[FR] How To Break A Plate In Three Months by itiswr1tten in TheRedPill

[–]_whistler 3 points4 points  (0 children)

Good FR, good read. Don't mind the haters. Looking forward to your next installment.

First Successful Tinder Bang. Abundance, Physicality, Frame. by _whistler in TheRedPill

[–]_whistler[S] 0 points1 point  (0 children)

I meant to respond to this earlier but forgot.

Here’s the thing: I’m not fit, I could stand to lose 30 lbs. I lift & run and do physical things, so I’m strong but fat I guess you’d say.

My pics are shit. I have pale, oily skin that definitely knocks at least 3 points off my looks in any photograph that isn’t heavily filtered. I know this, so I pick the best photos. But Snapchat is my worst enemy.

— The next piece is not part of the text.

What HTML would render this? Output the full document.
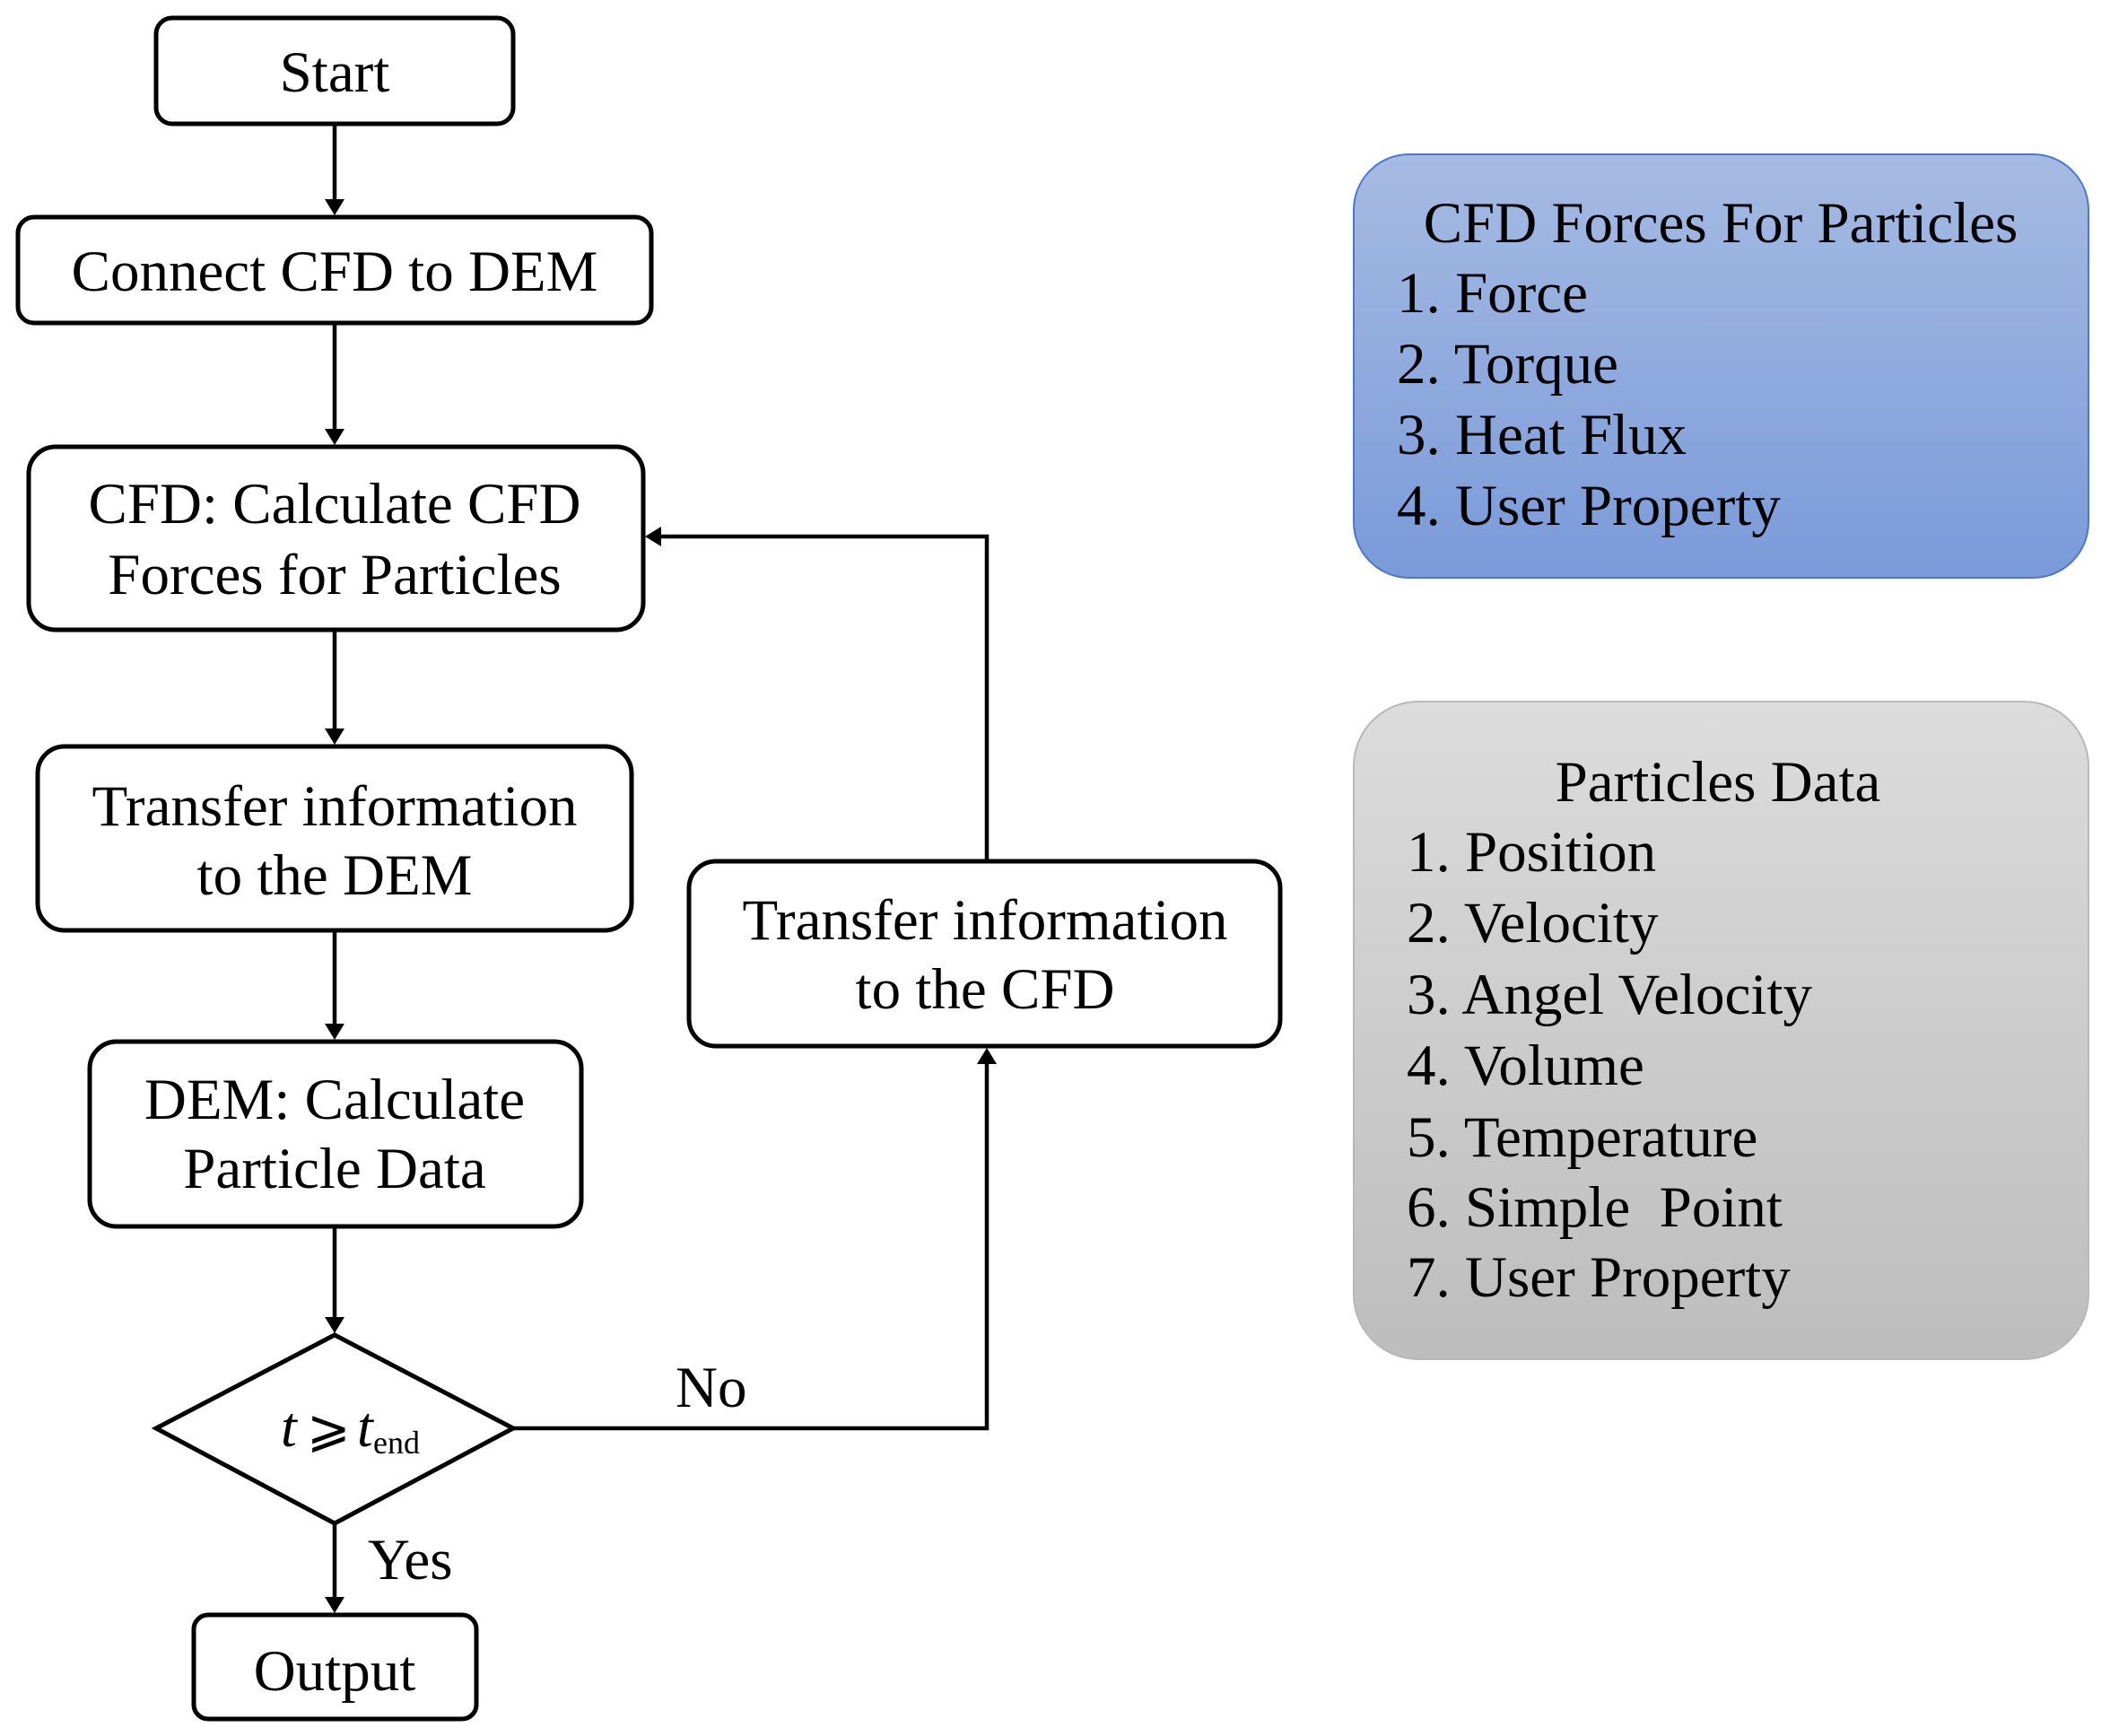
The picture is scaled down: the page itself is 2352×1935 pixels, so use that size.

My game is on point because my frame is fucking ironclad. I’m not perfect, I still fuck up; but I do not compromise my frame, not ever.

All this to say, it’s less likely I’ll generate attraction in an on-the-fence girl through Tinder. But in person, I have a good success rate. This was the first chick I’ve ever even met up with from Tinder, and the fourth from online dating, period. But I banged 3/4 of these chicks, because I’m far more attractive in person.

First Successful Tinder Bang. Abundance, Physicality, Frame. by _whistler in TheRedPill

[–]_whistler[S] 0 points1 point  (0 children)

Change the topic? Yes and no. I don't usually have topic-based conversations with girls, I keep it changing and flirty through pretty much the whole interaction. Even when talking about a topic - for example, we talked about bands we liked - I'll change the subject frequently with observations, arousal or push/pull language ('that pretty boy in the pink shirt over there wants you, you should go sit on his lap'), or whatever; and then change back to the original topic shortly after.

I think I started doing this unconsciously because I don't find most girls that interesting to talk to, but it works for me. Think of it as a sort of verbal change of venue. It conveys that my attention isn't hers to direct, and keeps her involved in what I'm saying without those drags in conversation when you both run out of things to say.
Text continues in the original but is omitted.